--- begin ---
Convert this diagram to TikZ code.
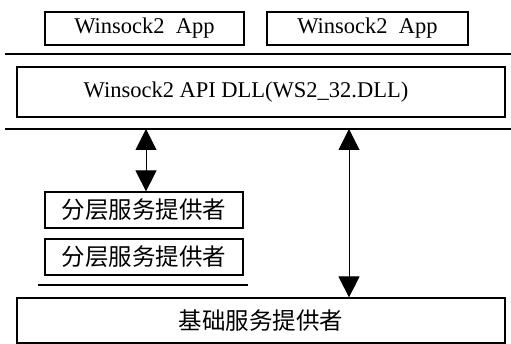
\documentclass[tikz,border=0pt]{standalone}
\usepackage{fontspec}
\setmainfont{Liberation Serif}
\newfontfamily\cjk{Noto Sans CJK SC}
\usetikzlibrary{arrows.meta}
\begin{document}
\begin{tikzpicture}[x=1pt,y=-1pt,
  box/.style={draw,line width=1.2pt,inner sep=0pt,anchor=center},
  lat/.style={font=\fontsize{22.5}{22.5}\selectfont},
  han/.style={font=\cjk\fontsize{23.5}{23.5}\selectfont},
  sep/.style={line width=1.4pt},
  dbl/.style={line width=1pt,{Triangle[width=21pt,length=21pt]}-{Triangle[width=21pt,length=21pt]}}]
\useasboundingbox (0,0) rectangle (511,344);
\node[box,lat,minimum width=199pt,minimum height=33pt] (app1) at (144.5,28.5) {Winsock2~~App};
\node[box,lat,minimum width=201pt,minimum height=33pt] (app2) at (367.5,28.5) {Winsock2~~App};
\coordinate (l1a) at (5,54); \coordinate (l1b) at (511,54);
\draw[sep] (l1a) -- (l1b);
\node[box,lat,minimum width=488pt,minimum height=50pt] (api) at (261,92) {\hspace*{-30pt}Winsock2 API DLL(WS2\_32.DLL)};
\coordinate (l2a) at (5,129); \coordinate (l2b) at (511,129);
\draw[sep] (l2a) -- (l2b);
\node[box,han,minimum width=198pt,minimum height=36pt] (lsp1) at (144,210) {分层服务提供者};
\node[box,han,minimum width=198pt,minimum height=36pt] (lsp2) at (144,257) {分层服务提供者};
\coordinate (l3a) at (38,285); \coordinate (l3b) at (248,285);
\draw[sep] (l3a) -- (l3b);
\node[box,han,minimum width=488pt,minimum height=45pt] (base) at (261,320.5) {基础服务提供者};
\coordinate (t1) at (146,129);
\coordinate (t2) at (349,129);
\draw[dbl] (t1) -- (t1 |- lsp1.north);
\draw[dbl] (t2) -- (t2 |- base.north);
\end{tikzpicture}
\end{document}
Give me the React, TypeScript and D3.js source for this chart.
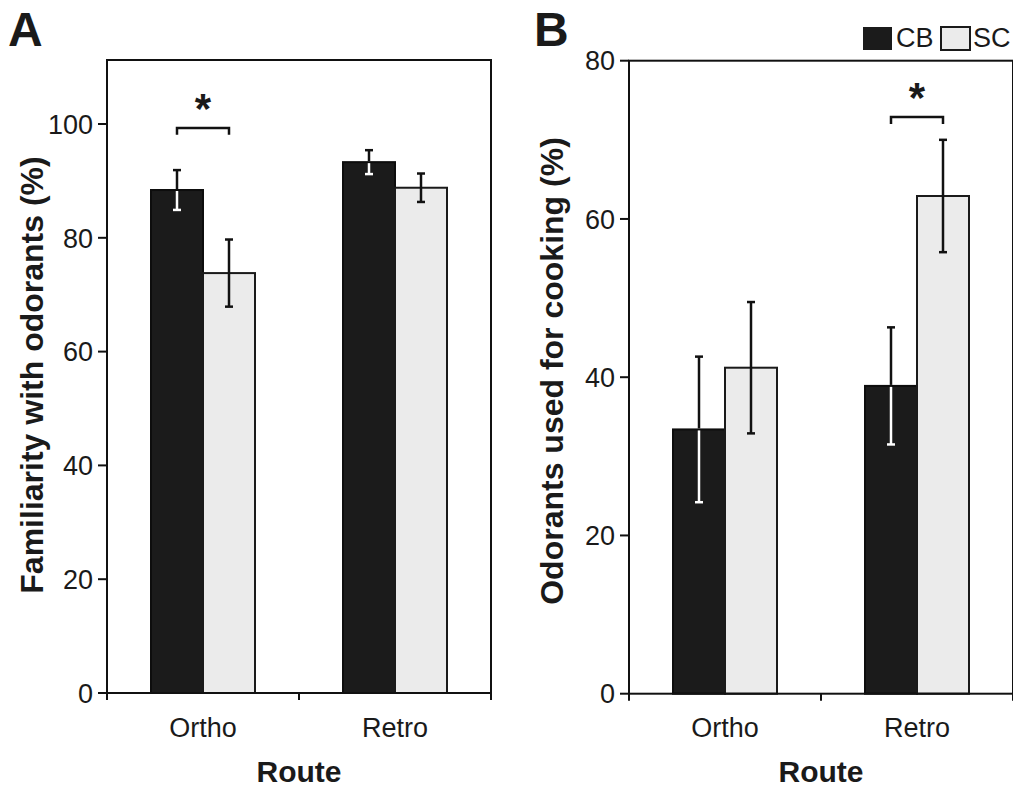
--- end ---
§ Request
Transcribe the material as is, with images omitted.

§ Problem solution
Convert this diagram to TikZ code.
\documentclass[tikz,border=0pt]{standalone}
\usepackage{fontspec}
\setmainfont{Liberation Serif}
\newfontfamily\cjk{Noto Sans CJK SC}
\usetikzlibrary{arrows.meta}
\begin{document}
\begin{tikzpicture}[x=1pt,y=-1pt,
  box/.style={draw,line width=1.2pt,inner sep=0pt,anchor=center},
  lat/.style={font=\fontsize{22.5}{22.5}\selectfont},
  han/.style={font=\cjk\fontsize{23.5}{23.5}\selectfont},
  sep/.style={line width=1.4pt},
  dbl/.style={line width=1pt,{Triangle[width=21pt,length=21pt]}-{Triangle[width=21pt,length=21pt]}}]
\useasboundingbox (0,0) rectangle (511,344);
\node[box,lat,minimum width=199pt,minimum height=33pt] (app1) at (144.5,28.5) {Winsock2~~App};
\node[box,lat,minimum width=201pt,minimum height=33pt] (app2) at (367.5,28.5) {Winsock2~~App};
\coordinate (l1a) at (5,54); \coordinate (l1b) at (511,54);
\draw[sep] (l1a) -- (l1b);
\node[box,lat,minimum width=488pt,minimum height=50pt] (api) at (261,92) {\hspace*{-30pt}Winsock2 API DLL(WS2\_32.DLL)};
\coordinate (l2a) at (5,129); \coordinate (l2b) at (511,129);
\draw[sep] (l2a) -- (l2b);
\node[box,han,minimum width=198pt,minimum height=36pt] (lsp1) at (144,210) {分层服务提供者};
\node[box,han,minimum width=198pt,minimum height=36pt] (lsp2) at (144,257) {分层服务提供者};
\coordinate (l3a) at (38,285); \coordinate (l3b) at (248,285);
\draw[sep] (l3a) -- (l3b);
\node[box,han,minimum width=488pt,minimum height=45pt] (base) at (261,320.5) {基础服务提供者};
\coordinate (t1) at (146,129);
\coordinate (t2) at (349,129);
\draw[dbl] (t1) -- (t1 |- lsp1.north);
\draw[dbl] (t2) -- (t2 |- base.north);
\end{tikzpicture}
\end{document}
Give me the React, TypeScript and D3.js source for this chart.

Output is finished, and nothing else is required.